While general manager Mark Dominik has done a nice job stocking the roster with young talent, the Buccaneers still lack a strong outside pass rusher and quality wide receiver to complement rookie standout Mike Williams. The lack of proven depth will be another major concern as the season unfolds.

That being said, the Bucs should be ready to make a strong playoff push in 2011 as Josh Freeman continues to blossom as one of the league’s best young quarterbacks.



Green Bay

Combined with Minnesota’s 0-2 start, quarterback Aaron Rodgers is making Packers fans forget about Brett Favre once and for all. Outside linebacker Clay Matthews (six sacks) is flourishing in Dom Capers’ 3-4 defense. At this torrid pace, Matthews and Packers cornerback Charles Woodson could become the first teammates to win consecutive NFL Defensive Player of the Year honors since Baltimore’s Ray Lewis and Ed Reed, respectively, in 2003 and 2004.

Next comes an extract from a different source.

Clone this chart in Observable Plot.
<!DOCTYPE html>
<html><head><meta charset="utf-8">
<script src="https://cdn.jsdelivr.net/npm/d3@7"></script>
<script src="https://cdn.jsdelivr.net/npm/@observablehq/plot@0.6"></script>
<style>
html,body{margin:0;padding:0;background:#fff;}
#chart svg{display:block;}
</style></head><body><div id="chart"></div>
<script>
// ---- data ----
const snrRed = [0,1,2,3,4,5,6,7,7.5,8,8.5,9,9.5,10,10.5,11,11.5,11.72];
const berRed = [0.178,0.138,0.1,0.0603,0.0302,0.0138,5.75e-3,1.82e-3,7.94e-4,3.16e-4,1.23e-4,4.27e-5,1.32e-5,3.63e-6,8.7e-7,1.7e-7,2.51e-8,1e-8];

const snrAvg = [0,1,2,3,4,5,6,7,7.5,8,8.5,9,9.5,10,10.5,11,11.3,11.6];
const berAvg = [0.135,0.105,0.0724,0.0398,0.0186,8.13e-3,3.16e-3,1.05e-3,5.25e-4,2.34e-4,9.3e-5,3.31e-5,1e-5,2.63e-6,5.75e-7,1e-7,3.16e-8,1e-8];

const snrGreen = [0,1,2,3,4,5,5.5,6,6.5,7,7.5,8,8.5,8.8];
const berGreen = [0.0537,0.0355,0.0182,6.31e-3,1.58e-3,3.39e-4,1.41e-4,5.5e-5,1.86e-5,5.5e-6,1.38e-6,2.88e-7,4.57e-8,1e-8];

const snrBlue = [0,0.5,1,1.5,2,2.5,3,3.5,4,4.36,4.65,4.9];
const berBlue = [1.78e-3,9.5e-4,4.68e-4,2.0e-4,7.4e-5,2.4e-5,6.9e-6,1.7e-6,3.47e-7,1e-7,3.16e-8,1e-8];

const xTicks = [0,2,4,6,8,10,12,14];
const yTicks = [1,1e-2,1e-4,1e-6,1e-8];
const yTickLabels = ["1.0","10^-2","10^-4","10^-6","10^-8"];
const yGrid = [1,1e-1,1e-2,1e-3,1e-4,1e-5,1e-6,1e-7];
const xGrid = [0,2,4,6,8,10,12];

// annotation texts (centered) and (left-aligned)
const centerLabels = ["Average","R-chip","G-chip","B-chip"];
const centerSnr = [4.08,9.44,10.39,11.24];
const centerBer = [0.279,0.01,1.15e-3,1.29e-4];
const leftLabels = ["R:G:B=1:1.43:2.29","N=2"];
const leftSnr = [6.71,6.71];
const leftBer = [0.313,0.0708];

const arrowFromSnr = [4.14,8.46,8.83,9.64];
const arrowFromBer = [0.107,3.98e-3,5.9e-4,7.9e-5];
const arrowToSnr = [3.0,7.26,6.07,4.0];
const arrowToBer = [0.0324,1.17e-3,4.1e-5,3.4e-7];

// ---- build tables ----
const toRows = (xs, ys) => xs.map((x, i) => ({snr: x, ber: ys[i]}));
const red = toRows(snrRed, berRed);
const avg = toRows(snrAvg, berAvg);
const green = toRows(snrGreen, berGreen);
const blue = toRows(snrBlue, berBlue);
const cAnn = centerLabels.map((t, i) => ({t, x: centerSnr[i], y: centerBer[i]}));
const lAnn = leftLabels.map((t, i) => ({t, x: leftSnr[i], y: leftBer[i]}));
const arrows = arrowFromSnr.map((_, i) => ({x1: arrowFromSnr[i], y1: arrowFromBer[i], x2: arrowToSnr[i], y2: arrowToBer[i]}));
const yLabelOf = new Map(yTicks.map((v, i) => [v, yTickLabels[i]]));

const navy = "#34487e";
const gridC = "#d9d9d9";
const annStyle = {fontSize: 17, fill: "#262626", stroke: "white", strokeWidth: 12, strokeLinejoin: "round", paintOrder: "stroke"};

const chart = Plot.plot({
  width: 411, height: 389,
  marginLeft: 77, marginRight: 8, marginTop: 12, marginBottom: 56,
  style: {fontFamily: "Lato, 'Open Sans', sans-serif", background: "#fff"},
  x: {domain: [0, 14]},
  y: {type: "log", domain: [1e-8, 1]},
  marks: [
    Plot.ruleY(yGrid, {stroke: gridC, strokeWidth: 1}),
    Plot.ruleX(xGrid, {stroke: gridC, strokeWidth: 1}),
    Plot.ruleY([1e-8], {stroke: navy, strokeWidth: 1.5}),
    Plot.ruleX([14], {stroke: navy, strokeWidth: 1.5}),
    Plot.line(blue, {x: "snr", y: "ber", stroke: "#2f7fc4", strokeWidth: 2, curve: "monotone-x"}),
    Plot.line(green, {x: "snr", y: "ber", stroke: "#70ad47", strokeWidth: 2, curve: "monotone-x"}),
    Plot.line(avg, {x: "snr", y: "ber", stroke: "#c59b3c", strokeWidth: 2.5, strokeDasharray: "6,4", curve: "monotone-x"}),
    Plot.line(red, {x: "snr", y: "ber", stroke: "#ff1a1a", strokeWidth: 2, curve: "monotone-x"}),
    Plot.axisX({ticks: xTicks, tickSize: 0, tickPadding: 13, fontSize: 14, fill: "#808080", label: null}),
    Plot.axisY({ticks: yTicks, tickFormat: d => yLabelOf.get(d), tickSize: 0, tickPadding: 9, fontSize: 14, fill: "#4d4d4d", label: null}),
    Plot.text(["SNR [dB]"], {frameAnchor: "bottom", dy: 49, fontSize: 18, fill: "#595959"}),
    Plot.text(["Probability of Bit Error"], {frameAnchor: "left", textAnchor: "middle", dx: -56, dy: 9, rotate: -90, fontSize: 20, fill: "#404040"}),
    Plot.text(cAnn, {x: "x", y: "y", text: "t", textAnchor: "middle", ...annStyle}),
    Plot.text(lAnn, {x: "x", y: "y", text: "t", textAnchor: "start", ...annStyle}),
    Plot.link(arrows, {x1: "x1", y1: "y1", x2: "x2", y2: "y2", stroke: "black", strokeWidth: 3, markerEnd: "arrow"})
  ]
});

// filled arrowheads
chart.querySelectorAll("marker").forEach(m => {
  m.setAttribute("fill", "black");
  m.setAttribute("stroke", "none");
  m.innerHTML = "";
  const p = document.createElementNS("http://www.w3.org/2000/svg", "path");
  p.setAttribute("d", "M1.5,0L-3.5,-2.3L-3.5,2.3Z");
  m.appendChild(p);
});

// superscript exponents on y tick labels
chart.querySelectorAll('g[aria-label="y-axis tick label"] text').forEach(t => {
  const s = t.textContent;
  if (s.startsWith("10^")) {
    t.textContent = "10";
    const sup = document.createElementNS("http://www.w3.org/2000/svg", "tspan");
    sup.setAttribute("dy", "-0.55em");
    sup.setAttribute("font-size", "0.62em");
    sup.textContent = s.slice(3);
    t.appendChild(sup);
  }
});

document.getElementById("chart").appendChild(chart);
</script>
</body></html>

The biggest concern is at running back. Starter Ryan Grant (leg) is out for the season. Marshawn Lynch would be a nice replacement, but Buffalo has shown no willingness to part with its ex-starter even with C.J. Spiller and Fred Jackson on the same roster.

New Orleans

Cliche time: Good teams know how to pull through in crunch time. New Orleans has done that the past two weeks in close victories against Minnesota and San Francisco. The Saints, though, still have problems that need fixing.

After watching 49ers running back Frank Gore slice through the Saints for 145 yards on Monday night, Vikings coach Brad Childress should be kicking himself for not riding Adrian Peterson more in the season opener. Big plays also are missing from the Saints offense. Drew Brees is averaging almost 2 yards less a completion than last year’s 8.5-yard mark. The projected four- to six-week absence of running back Reggie Bush (fractured fibula) won’t help matters.

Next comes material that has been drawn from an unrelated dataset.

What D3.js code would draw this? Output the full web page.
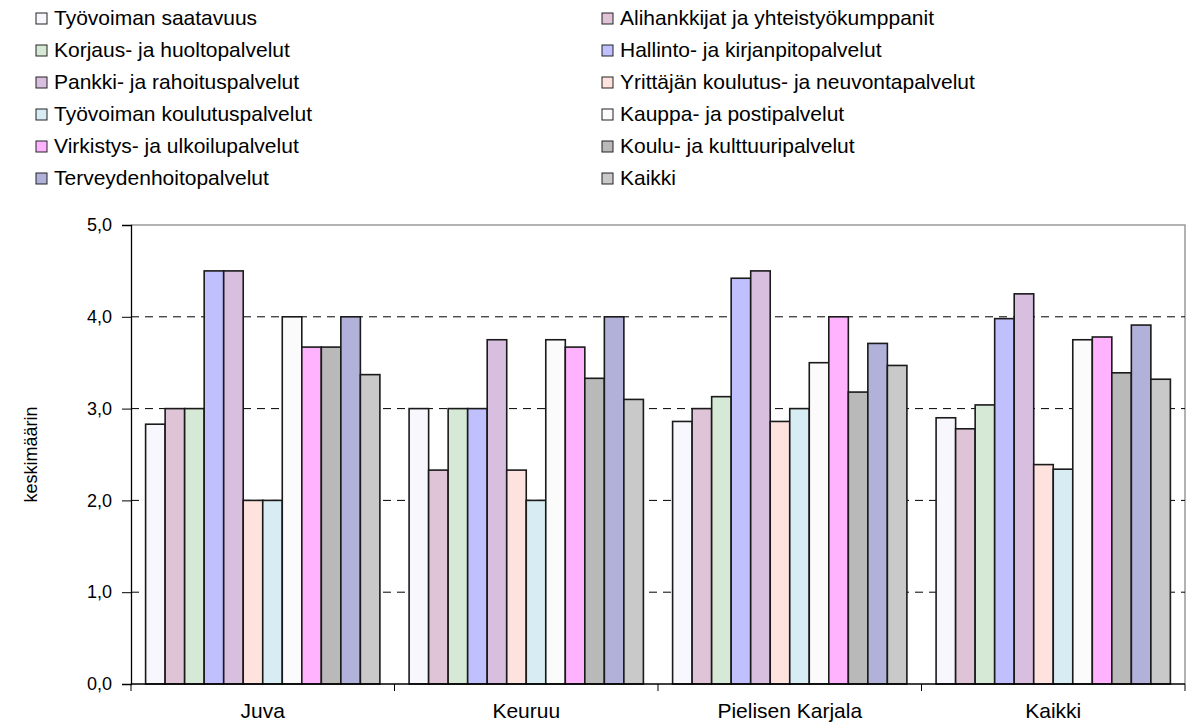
<!DOCTYPE html>
<html><head><meta charset="utf-8">
<script src="https://cdn.jsdelivr.net/npm/d3@7/dist/d3.min.js"></script>
<style>
html,body{margin:0;padding:0;background:#fff;}
text{font-family:"Liberation Sans",Arial,sans-serif;}
</style></head>
<body><svg id="c" width="1191" height="722"></svg>
<script>
const categories = ["Juva", "Keuruu", "Pielisen Karjala", "Kaikki"];
const seriesNames = [
  "Työvoiman saatavuus", "Alihankkijat ja yhteistyökumppanit",
  "Korjaus- ja huoltopalvelut", "Hallinto- ja kirjanpitopalvelut",
  "Pankki- ja rahoituspalvelut", "Yrittäjän koulutus- ja neuvontapalvelut",
  "Työvoiman koulutuspalvelut", "Kauppa- ja postipalvelut",
  "Virkistys- ja ulkoilupalvelut", "Koulu- ja kulttuuripalvelut",
  "Terveydenhoitopalvelut", "Kaikki"
];
const seriesColors = ["#f7f7fd", "#dfc3d6", "#d6e9d6", "#c0c0ff", "#d8bfdf", "#fde2de",
  "#d8ecf4", "#fbfbfb", "#ffb3ff", "#b9b9b9", "#b1b1da", "#c9c9c9"];
// values[series][category]
const valJuva   = [2.83, 3.00, 3.00, 4.50, 4.50, 2.00, 2.00, 4.00, 3.67, 3.67, 4.00, 3.37];
const valKeuruu = [3.00, 2.33, 3.00, 3.00, 3.75, 2.33, 2.00, 3.75, 3.67, 3.33, 4.00, 3.10];
const valPK     = [2.86, 3.00, 3.13, 4.42, 4.50, 2.86, 3.00, 3.50, 4.00, 3.18, 3.71, 3.47];
const valKaikki = [2.90, 2.78, 3.04, 3.98, 4.25, 2.39, 2.34, 3.75, 3.78, 3.39, 3.91, 3.32];
const yTicks = [0, 1, 2, 3, 4, 5];
const yLabel = "keskimäärin";

const byCat = [valJuva, valKeuruu, valPK, valKaikki];
const svg = d3.select("#c");
const L = 131, R = 1185, T = 225, B = 684;

const x0 = d3.scaleBand().domain(categories).range([L, R]);
const bw = x0.bandwidth();
const x1 = d3.scaleBand().domain(seriesNames).range([14.6, bw - 14.6]);
const y = d3.scaleLinear().domain([0, 5]).range([B, T]);

// plot border (top/right gray)
svg.append("path").attr("d", `M${L},${T}H${R}V${B}`).attr("fill", "none")
  .attr("stroke", "#999").attr("stroke-width", 1.5);

// gridlines
svg.append("g").selectAll("line").data(yTicks.filter(d => d > 0 && d < 5)).join("line")
  .attr("x1", L).attr("x2", R).attr("y1", d => y(d)).attr("y2", d => y(d))
  .attr("stroke", "#000").attr("stroke-width", 1).attr("stroke-dasharray", "8,6");

// bars
const g = svg.append("g");
categories.forEach((c, ci) => {
  g.append("g").attr("transform", `translate(${x0(c)},0)`)
    .selectAll("rect").data(seriesNames.map((s, si) => ({ s, si, v: byCat[ci][si] }))).join("rect")
    .attr("x", d => x1(d.s)).attr("width", x1.bandwidth())
    .attr("y", d => y(d.v)).attr("height", d => y(0) - y(d.v))
    .attr("fill", d => seriesColors[d.si]).attr("stroke", "#1a1a1a").attr("stroke-width", 1.6);
});

// y axis
const fmt = d => d3.format(".1f")(d).replace(".", ",");
const ya = svg.append("g").attr("transform", `translate(${L},0)`)
  .call(d3.axisLeft(y).tickValues(yTicks).tickFormat(fmt).tickSize(9).tickPadding(10));
ya.select(".domain").attr("stroke", "#000").attr("stroke-width", 1.3);
ya.selectAll(".tick line").attr("stroke", "#000");
ya.selectAll("text").attr("font-size", 18).attr("fill", "#000").attr("font-family", "Liberation Sans, Arial, sans-serif");

// x axis
const xa = svg.append("g").attr("transform", `translate(0,${B})`);
xa.append("line").attr("x1", L).attr("x2", R).attr("stroke", "#000").attr("stroke-width", 1.3);
const bounds = categories.map(c => x0(c)).concat([R]);
xa.selectAll("line.t").data(bounds).join("line").attr("class", "t")
  .attr("x1", d => d).attr("x2", d => d).attr("y1", 0).attr("y2", 7).attr("stroke", "#000");
xa.selectAll("text").data(categories).join("text")
  .attr("x", d => x0(d) + bw / 2).attr("y", 34).attr("text-anchor", "middle")
  .attr("font-size", 21).text(d => d);

// y label
svg.append("text").attr("transform", `translate(37,${(T + B) / 2}) rotate(-90)`)
  .attr("text-anchor", "middle").attr("font-size", 18).text(yLabel);

// legend
const leg = svg.append("g");
seriesNames.forEach((s, i) => {
  const col = i % 2, row = Math.floor(i / 2);
  const lx = col === 0 ? 36 : 602, ly = 25 + row * 32;
  leg.append("rect").attr("x", lx).attr("y", ly - 12).attr("width", 11).attr("height", 11)
    .attr("fill", seriesColors[i]).attr("stroke", "#222").attr("stroke-width", 1);
  leg.append("text").attr("x", lx + 18).attr("y", ly).attr("font-size", 21).text(s);
});
</script></body></html>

Even so, the Saints still have the kind of scoring threats and opportunistic defense that will keep New Orleans marching toward another playoff berth.


Pick your poison. Houston’s offense can beat you with the run or pass, as evidenced in wins over Indianapolis and Washington. By guiding a 17-point comeback against the Redskins, Texans quarterback Matt Schaub cemented his status among legitimate early NFL Most Valuable Player candidates.

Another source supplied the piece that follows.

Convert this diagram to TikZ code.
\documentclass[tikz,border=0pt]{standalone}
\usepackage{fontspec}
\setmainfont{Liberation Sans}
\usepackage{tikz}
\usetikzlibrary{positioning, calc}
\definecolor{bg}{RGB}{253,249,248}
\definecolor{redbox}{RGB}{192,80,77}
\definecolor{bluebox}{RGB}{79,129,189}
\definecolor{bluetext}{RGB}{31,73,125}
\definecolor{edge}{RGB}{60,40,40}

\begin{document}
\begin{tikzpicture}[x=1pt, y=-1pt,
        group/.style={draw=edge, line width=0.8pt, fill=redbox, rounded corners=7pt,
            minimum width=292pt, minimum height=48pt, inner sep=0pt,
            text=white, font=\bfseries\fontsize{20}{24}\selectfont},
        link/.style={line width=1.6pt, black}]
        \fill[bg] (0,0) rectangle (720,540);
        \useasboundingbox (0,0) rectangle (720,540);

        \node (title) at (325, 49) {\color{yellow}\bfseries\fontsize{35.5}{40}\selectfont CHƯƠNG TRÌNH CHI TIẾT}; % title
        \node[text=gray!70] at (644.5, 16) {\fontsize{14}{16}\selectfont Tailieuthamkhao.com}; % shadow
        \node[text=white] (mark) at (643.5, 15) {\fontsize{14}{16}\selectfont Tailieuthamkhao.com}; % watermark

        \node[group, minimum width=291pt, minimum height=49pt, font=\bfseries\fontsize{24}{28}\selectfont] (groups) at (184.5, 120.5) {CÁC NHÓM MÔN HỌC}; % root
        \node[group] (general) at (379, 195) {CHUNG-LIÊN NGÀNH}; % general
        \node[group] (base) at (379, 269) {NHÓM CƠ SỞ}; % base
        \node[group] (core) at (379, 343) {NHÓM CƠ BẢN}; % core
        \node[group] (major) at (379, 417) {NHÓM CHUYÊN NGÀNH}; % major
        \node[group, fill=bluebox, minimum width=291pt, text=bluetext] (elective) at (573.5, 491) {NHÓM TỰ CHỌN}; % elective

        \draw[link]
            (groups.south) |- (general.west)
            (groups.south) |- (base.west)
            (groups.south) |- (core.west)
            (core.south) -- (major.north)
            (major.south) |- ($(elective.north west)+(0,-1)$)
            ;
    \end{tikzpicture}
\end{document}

The Redskins, though, did expose holes in Houston’s young secondary that will make Peyton Manning salivate for their Nov. 1 rematch. Starting cornerbacks Glover Quin and rookie Kareem Jackson must mature quickly so the Texans don’t have to try to win shootout-style every week.


So who will be Pittsburgh’s quarterback Sunday at Tampa Bay: Charlie Batch? Byron Leftwich? Cliff Stoudt? It really doesn’t matter with the way running back Rashard Mendenhall and Pittsburgh’s suffocating defense have excelled in the absence of Ben Roethlisberger.

The passing game should get into gear quickly once Roethlisberger returns from his four-game NFL suspension. The Steelers have a brutal remaining schedule that includes New England, Miami, New Orleans and the New York Jets besides six games against division rivals. There’s a very real chance Pittsburgh may only finish with nine or 10 wins. But it’s looking like this is the type of team nobody would want to face in the playoffs.